The eyes of the football world were locked on the Praterstadion in Vienna 25 years ago this Sunday. There, Bayern Munich and Porto convened to fight for the European Cup.

The Germans giants were the heavy favourites. They had appeared in four previous finals, winning three of them, while the Portuguese side were virgins in the fixture; Bayern had thrashed Anderlecht in the quarters and beaten Real Madrid 4-2 to reach the showpiece, whereas Porto had edged Brondby before struggling past Dynamo Kiev in the semis; and Udo Lattek’s team included Jean-Marie Pfaff, Andreas Brehme and Lothar Matthaus – all among the best performers in their respective positions in the world – while Artur Jorge was without star man Fernando Gomes and fielded an XI largely made up of little-known players who had never plied their trade outside Portugal.
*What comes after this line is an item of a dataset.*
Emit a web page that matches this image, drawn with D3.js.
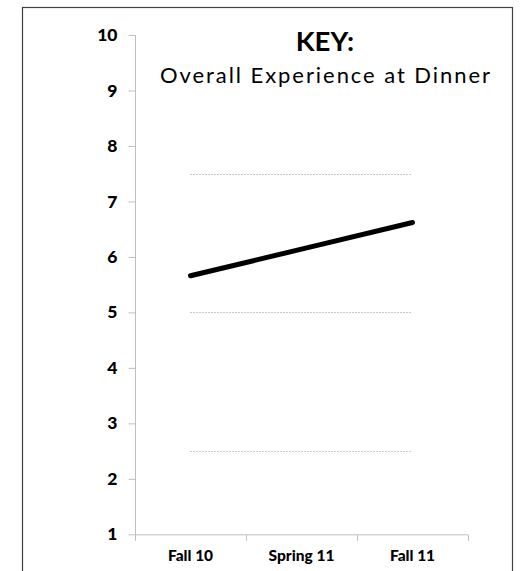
<!DOCTYPE html>
<html><head><meta charset="utf-8">
<script src="https://cdn.jsdelivr.net/npm/d3@7"></script>
<style>html,body{margin:0;padding:0;background:#fff}</style>
</head><body>
<svg id="c" width="522" height="571"></svg>
<script>
const categories = ["Fall 10", "Spring 11", "Fall 11"];
const values = [5.66, 6.14, 6.62];
const yTicks = [1, 2, 3, 4, 5, 6, 7, 8, 9, 10];
const refLevels = [7.5, 5.0, 2.5];
const keyTitle = "KEY:";
const keyLabel = "Overall Experience at Dinner";

const svg = d3.select("#c");
const font = "Lato, 'Open Sans', sans-serif";

// outer border
svg.append("rect").attr("x", 22.5).attr("y", 7.5).attr("width", 490).attr("height", 580)
  .attr("fill", "none").attr("stroke", "#404040").attr("stroke-width", 1.2);

const x = d3.scaleBand().domain(categories).range([135, 468]).padding(0);
const y = d3.scaleLinear().domain([1, 10]).range([534.3, 35]);

// y axis
const yAxis = d3.axisLeft(y).tickValues(yTicks).tickSize(7).tickPadding(11).tickFormat(d3.format("d"));
const gy = svg.append("g").attr("transform", "translate(135.5,0)").call(yAxis);
gy.attr("font-size", null).attr("font-family", null);
gy.select(".domain").attr("stroke", "#bfbfbf").attr("d", `M0,${y(10)}V${y(1)}`);
gy.selectAll(".tick line").attr("stroke", "#bfbfbf");
gy.selectAll(".tick text").style("font-family", font).style("font-weight", "900")
  .style("font-size", "17.5px").attr("fill", "#000");

// x axis
const xAxis = d3.axisBottom(x).tickSize(0).tickPadding(15);
const gx = svg.append("g").attr("transform", `translate(0,${y(1) + 0.5})`).call(xAxis);
gx.attr("font-size", null).attr("font-family", null);
gx.select(".domain").attr("stroke", "#bfbfbf").attr("d", `M135,0H468`);
gx.selectAll(".tick text").style("font-family", font).style("font-weight", "900")
  .style("font-size", "15.5px").attr("fill", "#000");
// x tick marks at category boundaries
const bounds = categories.map(c => x(c)).concat([x(categories[categories.length - 1]) + x.bandwidth()]);
gx.selectAll(".bt").data(bounds).enter().append("line")
  .attr("x1", d => Math.round(d) + 0.5).attr("x2", d => Math.round(d) + 0.5)
  .attr("y1", 0).attr("y2", 6).attr("stroke", "#bfbfbf");

const cx = c => x(c) + x.bandwidth() / 2;

// reference dotted lines
svg.selectAll(".ref").data(refLevels).enter().append("line")
  .attr("x1", cx(categories[0])).attr("x2", cx(categories[categories.length - 1]))
  .attr("y1", d => Math.round(y(d)) + 0.5).attr("y2", d => Math.round(y(d)) + 0.5)
  .attr("stroke", "#909090").attr("stroke-width", 1).attr("stroke-dasharray", "1,2");

// data line
const line = d3.line().x((d, i) => cx(categories[i])).y(d => y(d));
svg.append("path").datum(values).attr("d", line).attr("fill", "none")
  .attr("stroke", "#000").attr("stroke-width", 5).attr("stroke-linecap", "round");

// key
svg.append("text").attr("x", 325).attr("y", 50.5).attr("text-anchor", "middle")
  .style("font-family", font).style("font-weight", "bold").style("font-size", "27.5px").text(keyTitle);
svg.append("text").attr("x", 160).attr("y", 83)
  .style("font-family", font).style("font-size", "22px").attr("textLength", 330)
  .attr("lengthAdjust", "spacing").text(keyLabel);
</script>
</body></html>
And the game appeared set to follow the pre-match script when Bayern, who had dominated the opening exchanges, deservedly went in front. There appeared little danger when a long throw was flicked towards Ludwig Kogl, but from 13 yards he directed an acrobatic diving header into the back of the Jozef Młynarczyk’s net. 

Porto had the Polish keeper to thank for sending them in at the break at just a one-goal deficit, following smart saves from Dieter Hoeness and Michael Rumminegge, but the odds were significantly stacked against them as the second half kicked off. Indeed, only one European Cup final in the previous ten years had produced more than one goal – Liverpool drew 1-1 with Roma in 1984 before the English side won on penalties – and the first 45 minutes had firmly suggested that if anybody was to net the game’s second, it would be Bayern.

That match is the greatest memory I have off my career.

Rabah Madjer, Porto striker

Jorge nevertheless made a bold double substitution at half-time, with midfielder Antonio Frasco and forward Juary coming on for left-back Augusto Inacio and engine-room holder Quim, and though it took time to pay dividends, crucially it did. Indeed, with 12 minutes remaining, Juary held the ball up and laid it off to Frasco, who skipped outside his marker and returned it to the Brazilian. Juary then scrambled it past Pfaff and across his goal towards Rabah Madjer, but the ball fell behind the Algerian. Few would have had the ingenuity to think of even attempting a back-heel, but Madjer had both that and the technique to flick home one of the greatest goals in the history of the fixture.

"It was an instinctive thing and I just did it," Madjer later told "I didn't have any time to think about it. I tried it again in a league match just after the final and it went in that time too. It's a registered trademark.”

Minutes later, Madjer exquisitely tricked his way past Helmut Winklhofer and delivered an inch-perfect cross past Pfaff and to the back post, which Juary stabbed home to seal a dramatic 2-1 success. Porto were the kings of Europe.

"That match is the greatest memory I have off my career," Madjer said. "The day before the final I was wondering how I was going to perform. Jozef Mlynarczyk, my room-mate at the time, was really worried. But I told him that we were going to win 2-1. Fortunately, God was listening."